▶ What is needed
Extract everything from the first line through the line with "const thetaEinLogR = 0.375;", both ends included, except for any pictures.

▶ Data
—————
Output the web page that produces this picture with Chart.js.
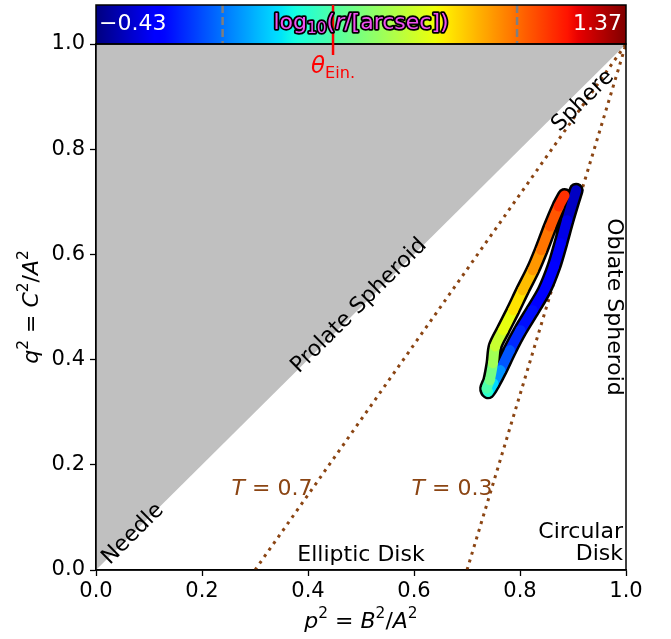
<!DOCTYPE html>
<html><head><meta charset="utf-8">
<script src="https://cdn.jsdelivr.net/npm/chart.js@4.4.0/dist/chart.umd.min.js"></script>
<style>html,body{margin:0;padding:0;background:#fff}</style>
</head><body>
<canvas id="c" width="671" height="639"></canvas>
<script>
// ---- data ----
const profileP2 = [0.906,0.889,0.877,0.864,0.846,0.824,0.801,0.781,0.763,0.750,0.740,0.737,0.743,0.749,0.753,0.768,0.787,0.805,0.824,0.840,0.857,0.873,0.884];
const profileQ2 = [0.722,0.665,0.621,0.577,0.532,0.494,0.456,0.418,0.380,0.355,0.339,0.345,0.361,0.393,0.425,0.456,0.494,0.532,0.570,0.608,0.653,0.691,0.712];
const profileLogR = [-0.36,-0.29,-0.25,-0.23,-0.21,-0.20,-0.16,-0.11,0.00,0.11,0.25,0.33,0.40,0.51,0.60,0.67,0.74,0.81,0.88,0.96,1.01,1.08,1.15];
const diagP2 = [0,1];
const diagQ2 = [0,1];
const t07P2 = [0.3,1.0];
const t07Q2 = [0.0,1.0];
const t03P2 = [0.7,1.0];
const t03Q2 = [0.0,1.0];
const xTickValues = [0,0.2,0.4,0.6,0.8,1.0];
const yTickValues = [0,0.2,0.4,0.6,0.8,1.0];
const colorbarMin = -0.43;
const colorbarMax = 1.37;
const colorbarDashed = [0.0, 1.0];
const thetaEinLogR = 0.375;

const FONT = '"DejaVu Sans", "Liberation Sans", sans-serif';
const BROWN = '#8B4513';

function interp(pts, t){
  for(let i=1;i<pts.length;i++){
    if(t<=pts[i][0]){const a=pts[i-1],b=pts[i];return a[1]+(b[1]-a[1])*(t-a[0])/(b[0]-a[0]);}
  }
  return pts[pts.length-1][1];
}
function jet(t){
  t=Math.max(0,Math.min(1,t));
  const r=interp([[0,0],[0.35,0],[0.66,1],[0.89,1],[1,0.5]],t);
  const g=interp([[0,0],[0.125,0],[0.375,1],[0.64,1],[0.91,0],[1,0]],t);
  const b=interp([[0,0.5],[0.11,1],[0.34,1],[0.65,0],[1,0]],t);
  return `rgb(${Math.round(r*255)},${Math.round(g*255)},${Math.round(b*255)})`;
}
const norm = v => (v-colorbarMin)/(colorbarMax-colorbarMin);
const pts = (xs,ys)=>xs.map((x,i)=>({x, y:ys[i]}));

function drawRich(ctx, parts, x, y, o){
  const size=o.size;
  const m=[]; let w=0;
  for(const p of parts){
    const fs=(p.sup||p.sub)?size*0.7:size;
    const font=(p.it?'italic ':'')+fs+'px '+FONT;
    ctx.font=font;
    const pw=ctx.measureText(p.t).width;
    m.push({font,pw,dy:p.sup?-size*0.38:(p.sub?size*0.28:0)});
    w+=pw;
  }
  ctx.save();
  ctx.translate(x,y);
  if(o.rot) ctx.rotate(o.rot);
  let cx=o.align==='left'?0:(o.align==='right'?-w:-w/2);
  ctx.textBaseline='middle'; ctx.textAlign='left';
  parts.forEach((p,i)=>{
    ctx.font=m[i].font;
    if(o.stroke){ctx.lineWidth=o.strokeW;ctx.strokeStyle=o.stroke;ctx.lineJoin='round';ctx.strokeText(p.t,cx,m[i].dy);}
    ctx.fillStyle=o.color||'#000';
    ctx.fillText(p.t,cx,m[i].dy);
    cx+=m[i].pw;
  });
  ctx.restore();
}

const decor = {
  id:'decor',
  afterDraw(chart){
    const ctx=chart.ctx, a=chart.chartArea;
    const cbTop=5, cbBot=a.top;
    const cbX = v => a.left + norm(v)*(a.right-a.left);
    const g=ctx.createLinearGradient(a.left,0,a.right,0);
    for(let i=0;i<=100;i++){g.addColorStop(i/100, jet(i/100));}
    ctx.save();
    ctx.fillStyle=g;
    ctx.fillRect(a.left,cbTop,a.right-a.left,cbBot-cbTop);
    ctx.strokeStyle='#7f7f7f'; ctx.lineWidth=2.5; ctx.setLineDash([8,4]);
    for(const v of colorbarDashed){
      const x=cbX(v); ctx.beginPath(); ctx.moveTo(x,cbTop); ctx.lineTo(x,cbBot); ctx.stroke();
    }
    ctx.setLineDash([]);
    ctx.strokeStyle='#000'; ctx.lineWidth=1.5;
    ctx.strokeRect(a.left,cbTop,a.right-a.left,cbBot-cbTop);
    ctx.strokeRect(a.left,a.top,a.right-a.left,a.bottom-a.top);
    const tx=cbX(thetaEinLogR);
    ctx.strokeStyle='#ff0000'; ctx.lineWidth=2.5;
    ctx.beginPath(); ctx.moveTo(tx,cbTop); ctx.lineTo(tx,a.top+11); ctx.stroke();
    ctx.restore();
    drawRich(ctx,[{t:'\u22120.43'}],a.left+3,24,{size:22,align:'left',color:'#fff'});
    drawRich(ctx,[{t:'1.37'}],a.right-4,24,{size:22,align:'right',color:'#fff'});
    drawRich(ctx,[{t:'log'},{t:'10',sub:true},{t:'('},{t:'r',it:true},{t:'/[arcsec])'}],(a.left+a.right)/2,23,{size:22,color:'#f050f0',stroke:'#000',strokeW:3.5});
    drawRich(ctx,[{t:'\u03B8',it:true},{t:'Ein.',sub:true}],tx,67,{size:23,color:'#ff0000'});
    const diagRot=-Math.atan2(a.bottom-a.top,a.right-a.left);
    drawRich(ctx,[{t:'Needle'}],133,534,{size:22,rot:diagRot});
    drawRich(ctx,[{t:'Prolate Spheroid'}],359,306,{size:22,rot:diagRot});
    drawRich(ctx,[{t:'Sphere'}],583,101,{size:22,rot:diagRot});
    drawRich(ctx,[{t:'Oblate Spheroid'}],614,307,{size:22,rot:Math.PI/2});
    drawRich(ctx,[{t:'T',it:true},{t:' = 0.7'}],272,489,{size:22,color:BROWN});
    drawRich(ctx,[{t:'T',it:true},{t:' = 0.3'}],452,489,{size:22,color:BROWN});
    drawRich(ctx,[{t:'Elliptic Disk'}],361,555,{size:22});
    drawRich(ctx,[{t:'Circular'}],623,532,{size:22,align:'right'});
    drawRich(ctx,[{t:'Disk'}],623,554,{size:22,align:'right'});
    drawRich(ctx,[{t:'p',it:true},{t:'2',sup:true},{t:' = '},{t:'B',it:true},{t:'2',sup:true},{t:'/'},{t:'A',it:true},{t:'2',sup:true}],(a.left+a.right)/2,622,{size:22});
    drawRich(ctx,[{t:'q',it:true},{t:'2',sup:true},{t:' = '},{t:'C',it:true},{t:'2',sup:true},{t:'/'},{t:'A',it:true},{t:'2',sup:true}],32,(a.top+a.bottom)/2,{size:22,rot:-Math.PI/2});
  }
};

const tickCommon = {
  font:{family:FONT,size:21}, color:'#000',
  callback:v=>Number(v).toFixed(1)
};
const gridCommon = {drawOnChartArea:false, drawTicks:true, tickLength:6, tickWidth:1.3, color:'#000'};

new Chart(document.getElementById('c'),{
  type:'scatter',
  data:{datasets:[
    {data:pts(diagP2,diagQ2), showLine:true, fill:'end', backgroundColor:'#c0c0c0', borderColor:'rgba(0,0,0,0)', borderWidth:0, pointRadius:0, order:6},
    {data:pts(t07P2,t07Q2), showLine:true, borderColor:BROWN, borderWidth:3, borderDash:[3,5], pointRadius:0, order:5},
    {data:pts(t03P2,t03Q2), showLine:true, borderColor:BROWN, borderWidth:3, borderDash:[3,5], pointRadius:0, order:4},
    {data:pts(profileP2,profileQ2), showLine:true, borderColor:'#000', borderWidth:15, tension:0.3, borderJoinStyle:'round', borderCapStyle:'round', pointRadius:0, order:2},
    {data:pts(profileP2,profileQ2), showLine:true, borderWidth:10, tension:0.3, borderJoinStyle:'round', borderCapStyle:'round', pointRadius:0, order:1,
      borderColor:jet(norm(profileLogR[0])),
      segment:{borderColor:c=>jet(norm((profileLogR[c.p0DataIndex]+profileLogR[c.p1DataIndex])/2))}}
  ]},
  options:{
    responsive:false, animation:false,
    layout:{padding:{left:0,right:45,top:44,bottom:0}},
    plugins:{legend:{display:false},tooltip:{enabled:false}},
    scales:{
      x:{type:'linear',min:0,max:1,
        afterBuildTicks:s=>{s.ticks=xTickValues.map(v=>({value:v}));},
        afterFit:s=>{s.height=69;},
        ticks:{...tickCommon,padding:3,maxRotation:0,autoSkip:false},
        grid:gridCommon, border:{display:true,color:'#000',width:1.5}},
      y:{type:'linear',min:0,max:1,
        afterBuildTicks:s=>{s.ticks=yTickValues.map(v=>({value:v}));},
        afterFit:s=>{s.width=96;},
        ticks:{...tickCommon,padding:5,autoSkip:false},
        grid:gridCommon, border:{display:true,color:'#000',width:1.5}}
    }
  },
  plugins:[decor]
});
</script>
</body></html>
—————
▶ In response
Output the web page that produces this picture with Chart.js.
<!DOCTYPE html>
<html><head><meta charset="utf-8">
<script src="https://cdn.jsdelivr.net/npm/chart.js@4.4.0/dist/chart.umd.min.js"></script>
<style>html,body{margin:0;padding:0;background:#fff}</style>
</head><body>
<canvas id="c" width="671" height="639"></canvas>
<script>
// ---- data ----
const profileP2 = [0.906,0.889,0.877,0.864,0.846,0.824,0.801,0.781,0.763,0.750,0.740,0.737,0.743,0.749,0.753,0.768,0.787,0.805,0.824,0.840,0.857,0.873,0.884];
const profileQ2 = [0.722,0.665,0.621,0.577,0.532,0.494,0.456,0.418,0.380,0.355,0.339,0.345,0.361,0.393,0.425,0.456,0.494,0.532,0.570,0.608,0.653,0.691,0.712];
const profileLogR = [-0.36,-0.29,-0.25,-0.23,-0.21,-0.20,-0.16,-0.11,0.00,0.11,0.25,0.33,0.40,0.51,0.60,0.67,0.74,0.81,0.88,0.96,1.01,1.08,1.15];
const diagP2 = [0,1];
const diagQ2 = [0,1];
const t07P2 = [0.3,1.0];
const t07Q2 = [0.0,1.0];
const t03P2 = [0.7,1.0];
const t03Q2 = [0.0,1.0];
const xTickValues = [0,0.2,0.4,0.6,0.8,1.0];
const yTickValues = [0,0.2,0.4,0.6,0.8,1.0];
const colorbarMin = -0.43;
const colorbarMax = 1.37;
const colorbarDashed = [0.0, 1.0];
const thetaEinLogR = 0.375;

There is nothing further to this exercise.